> _Written exercise_
Which lines fall between the line holding "Write a web" and the line holding "const yTicks = [0,10,20,30,40,50,60,70];", inclusive? Retype them exactly, without the pictures, and add nothing else.

-- Start of Extracted entries --

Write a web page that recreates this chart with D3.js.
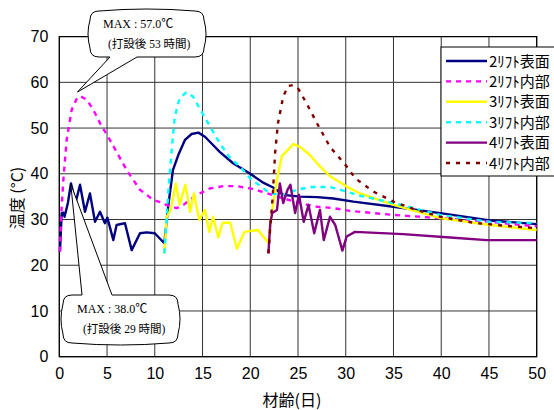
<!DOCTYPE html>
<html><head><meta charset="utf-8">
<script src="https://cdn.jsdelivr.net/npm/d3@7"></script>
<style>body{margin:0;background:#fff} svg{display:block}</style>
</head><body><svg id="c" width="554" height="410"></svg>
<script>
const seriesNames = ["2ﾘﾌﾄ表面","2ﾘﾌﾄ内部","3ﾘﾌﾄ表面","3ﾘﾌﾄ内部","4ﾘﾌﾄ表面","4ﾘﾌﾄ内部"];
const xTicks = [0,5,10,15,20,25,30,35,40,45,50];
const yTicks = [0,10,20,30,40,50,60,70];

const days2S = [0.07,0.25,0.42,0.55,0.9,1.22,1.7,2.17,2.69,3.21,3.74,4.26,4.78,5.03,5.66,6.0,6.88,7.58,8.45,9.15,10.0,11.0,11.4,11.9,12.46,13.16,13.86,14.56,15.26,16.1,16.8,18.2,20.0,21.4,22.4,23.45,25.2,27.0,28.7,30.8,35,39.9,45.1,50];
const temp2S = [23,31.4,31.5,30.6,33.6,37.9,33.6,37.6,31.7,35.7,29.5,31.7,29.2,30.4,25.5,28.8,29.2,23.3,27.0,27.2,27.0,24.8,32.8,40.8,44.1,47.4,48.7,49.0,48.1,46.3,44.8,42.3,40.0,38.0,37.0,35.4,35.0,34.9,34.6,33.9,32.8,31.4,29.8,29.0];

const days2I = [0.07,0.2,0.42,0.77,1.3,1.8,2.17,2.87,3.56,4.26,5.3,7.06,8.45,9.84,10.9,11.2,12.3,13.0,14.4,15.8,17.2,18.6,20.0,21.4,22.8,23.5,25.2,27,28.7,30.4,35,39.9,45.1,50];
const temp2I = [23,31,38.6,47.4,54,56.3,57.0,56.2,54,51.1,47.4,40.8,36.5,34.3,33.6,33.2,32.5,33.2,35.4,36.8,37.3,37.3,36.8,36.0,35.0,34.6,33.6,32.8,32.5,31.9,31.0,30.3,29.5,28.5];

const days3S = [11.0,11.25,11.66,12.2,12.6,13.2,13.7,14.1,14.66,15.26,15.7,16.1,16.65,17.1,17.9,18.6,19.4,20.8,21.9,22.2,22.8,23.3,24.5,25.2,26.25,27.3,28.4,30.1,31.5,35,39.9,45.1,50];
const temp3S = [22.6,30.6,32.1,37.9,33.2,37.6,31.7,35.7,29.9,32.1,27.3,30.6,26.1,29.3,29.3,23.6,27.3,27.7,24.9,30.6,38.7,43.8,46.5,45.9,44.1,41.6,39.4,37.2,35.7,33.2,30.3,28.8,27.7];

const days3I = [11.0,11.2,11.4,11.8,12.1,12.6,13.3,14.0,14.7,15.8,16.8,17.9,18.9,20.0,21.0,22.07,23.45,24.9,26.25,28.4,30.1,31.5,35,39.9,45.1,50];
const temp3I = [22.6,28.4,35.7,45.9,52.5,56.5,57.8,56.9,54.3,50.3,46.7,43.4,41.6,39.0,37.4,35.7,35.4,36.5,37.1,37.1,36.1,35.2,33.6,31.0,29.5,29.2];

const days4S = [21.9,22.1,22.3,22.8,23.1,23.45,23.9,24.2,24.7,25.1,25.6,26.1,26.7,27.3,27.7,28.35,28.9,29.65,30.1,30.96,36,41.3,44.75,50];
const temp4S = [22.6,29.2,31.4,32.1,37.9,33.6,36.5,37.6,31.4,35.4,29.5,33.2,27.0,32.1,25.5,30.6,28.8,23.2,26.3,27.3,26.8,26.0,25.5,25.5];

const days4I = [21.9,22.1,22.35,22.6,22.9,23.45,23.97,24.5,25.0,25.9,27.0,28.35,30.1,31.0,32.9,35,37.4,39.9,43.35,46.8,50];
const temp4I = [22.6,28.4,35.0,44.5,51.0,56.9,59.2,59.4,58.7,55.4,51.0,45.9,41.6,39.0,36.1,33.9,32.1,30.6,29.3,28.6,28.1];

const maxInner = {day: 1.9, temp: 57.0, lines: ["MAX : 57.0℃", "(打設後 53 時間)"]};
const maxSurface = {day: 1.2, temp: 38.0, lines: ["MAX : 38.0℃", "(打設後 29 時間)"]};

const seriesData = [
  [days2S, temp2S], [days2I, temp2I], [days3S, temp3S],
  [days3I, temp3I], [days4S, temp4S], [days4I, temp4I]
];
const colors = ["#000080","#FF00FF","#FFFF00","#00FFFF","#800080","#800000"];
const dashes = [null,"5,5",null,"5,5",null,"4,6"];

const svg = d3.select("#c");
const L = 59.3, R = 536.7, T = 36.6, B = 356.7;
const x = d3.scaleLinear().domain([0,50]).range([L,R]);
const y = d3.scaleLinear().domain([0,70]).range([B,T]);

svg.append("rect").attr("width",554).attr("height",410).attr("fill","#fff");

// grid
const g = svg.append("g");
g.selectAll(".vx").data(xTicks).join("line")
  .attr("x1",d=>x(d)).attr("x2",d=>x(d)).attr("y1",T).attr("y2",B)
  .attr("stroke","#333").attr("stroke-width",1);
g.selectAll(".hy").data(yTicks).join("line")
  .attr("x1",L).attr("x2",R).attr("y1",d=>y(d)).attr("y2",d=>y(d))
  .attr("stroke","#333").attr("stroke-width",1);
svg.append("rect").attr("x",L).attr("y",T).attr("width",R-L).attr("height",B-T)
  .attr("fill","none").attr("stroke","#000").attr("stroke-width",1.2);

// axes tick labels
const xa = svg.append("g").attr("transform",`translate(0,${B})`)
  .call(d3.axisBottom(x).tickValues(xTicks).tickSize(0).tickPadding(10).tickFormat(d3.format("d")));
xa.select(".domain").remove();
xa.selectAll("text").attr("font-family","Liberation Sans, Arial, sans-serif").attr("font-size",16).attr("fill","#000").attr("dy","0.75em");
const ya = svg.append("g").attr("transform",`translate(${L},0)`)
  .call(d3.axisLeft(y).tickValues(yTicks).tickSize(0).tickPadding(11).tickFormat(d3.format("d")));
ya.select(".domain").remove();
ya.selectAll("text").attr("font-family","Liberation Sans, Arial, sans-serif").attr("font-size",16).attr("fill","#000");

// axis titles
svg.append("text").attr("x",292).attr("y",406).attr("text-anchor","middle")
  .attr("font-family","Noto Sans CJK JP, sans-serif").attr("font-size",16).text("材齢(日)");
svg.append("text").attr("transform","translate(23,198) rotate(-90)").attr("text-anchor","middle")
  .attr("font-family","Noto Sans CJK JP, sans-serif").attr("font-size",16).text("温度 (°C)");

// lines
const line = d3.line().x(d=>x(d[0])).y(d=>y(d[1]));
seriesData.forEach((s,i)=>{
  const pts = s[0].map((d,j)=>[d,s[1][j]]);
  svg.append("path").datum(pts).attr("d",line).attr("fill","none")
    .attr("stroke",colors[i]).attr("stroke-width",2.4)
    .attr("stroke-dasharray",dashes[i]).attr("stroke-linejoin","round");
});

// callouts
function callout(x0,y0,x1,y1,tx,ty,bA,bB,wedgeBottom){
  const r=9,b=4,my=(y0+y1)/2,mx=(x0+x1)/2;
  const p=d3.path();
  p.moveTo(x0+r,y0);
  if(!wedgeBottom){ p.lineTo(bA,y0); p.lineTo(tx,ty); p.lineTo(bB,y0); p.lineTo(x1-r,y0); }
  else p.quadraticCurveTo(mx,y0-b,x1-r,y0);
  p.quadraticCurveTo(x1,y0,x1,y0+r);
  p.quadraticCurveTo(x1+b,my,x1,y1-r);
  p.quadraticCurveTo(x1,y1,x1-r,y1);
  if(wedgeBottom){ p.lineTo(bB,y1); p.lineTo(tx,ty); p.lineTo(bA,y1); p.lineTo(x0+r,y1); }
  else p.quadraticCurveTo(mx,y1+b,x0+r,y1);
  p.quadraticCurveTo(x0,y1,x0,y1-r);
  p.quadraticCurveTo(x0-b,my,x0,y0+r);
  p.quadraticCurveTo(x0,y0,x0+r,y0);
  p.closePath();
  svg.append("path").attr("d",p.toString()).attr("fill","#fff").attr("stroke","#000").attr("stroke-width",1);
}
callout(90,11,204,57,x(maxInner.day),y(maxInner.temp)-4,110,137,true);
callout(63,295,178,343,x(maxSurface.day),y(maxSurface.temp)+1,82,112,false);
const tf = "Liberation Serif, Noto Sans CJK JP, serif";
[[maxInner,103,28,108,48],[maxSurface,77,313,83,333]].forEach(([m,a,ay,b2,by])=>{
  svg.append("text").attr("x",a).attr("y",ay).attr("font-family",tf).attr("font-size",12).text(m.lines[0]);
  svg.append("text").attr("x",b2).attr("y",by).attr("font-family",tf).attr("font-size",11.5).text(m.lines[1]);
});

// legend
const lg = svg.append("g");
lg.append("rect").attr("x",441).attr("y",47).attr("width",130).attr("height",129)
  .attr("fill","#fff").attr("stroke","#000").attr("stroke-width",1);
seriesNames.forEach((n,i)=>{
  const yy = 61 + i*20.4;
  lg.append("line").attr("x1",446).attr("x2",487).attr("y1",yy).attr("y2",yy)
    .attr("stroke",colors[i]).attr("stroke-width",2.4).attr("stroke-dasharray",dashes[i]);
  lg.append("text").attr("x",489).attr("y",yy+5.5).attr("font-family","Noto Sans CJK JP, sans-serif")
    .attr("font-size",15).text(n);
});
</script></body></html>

-- End of Extracted entries --
-- Start of Extracted entries --

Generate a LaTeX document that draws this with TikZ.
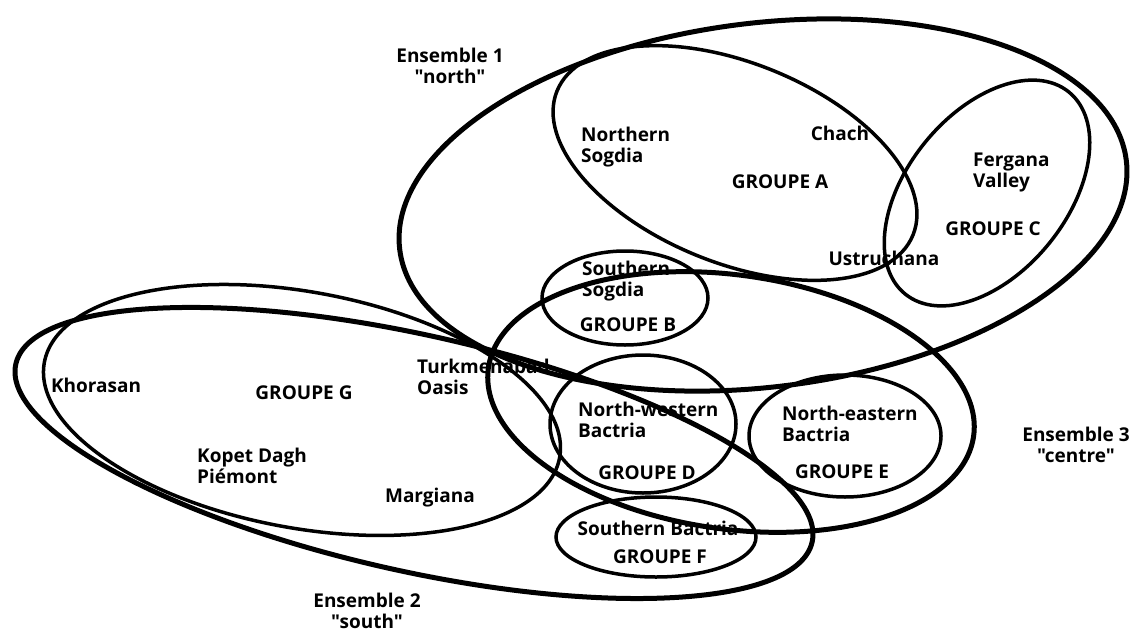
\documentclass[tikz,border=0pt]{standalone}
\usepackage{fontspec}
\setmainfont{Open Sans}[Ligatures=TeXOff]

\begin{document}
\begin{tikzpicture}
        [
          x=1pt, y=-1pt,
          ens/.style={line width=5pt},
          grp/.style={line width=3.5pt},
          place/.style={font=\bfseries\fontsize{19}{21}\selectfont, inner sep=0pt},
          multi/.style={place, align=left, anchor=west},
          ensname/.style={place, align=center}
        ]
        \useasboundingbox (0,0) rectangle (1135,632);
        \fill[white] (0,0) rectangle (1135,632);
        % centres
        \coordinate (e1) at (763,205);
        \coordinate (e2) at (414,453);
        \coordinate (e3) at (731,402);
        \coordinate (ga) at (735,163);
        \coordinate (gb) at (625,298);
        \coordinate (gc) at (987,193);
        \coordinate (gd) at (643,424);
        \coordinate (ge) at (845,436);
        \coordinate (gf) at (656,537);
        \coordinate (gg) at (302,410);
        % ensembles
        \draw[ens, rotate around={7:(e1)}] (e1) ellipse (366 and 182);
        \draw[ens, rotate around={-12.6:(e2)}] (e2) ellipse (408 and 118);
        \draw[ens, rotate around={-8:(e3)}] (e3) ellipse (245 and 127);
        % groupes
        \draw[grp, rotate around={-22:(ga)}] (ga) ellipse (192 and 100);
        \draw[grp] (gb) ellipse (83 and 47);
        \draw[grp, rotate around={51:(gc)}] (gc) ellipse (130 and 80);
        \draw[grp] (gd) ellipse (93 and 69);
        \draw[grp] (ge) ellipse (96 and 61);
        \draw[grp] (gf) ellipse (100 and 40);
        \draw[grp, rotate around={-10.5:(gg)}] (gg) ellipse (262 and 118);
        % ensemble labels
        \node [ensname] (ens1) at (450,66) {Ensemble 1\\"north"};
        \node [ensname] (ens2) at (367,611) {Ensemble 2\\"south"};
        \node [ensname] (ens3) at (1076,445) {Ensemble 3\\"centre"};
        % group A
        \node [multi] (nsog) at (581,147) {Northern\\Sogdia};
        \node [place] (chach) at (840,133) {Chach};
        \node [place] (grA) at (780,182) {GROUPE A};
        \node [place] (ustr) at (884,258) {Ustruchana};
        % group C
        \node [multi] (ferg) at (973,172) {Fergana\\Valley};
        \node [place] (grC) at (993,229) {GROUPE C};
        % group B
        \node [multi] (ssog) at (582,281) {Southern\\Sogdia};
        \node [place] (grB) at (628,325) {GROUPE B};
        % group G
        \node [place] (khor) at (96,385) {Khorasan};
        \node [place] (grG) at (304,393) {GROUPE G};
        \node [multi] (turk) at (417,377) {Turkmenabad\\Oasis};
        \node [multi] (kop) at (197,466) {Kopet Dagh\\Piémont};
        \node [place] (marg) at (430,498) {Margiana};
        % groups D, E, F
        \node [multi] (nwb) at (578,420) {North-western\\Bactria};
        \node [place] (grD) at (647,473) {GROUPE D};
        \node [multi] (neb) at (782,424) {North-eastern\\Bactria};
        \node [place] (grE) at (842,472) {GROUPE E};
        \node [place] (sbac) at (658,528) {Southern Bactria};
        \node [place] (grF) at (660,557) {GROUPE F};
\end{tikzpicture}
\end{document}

-- End of Extracted entries --

> _Exercise solution_
Write a web page that recreates this chart with D3.js.
<!DOCTYPE html>
<html><head><meta charset="utf-8">
<script src="https://cdn.jsdelivr.net/npm/d3@7"></script>
<style>body{margin:0;background:#fff} svg{display:block}</style>
</head><body><svg id="c" width="554" height="410"></svg>
<script>
const seriesNames = ["2ﾘﾌﾄ表面","2ﾘﾌﾄ内部","3ﾘﾌﾄ表面","3ﾘﾌﾄ内部","4ﾘﾌﾄ表面","4ﾘﾌﾄ内部"];
const xTicks = [0,5,10,15,20,25,30,35,40,45,50];
const yTicks = [0,10,20,30,40,50,60,70];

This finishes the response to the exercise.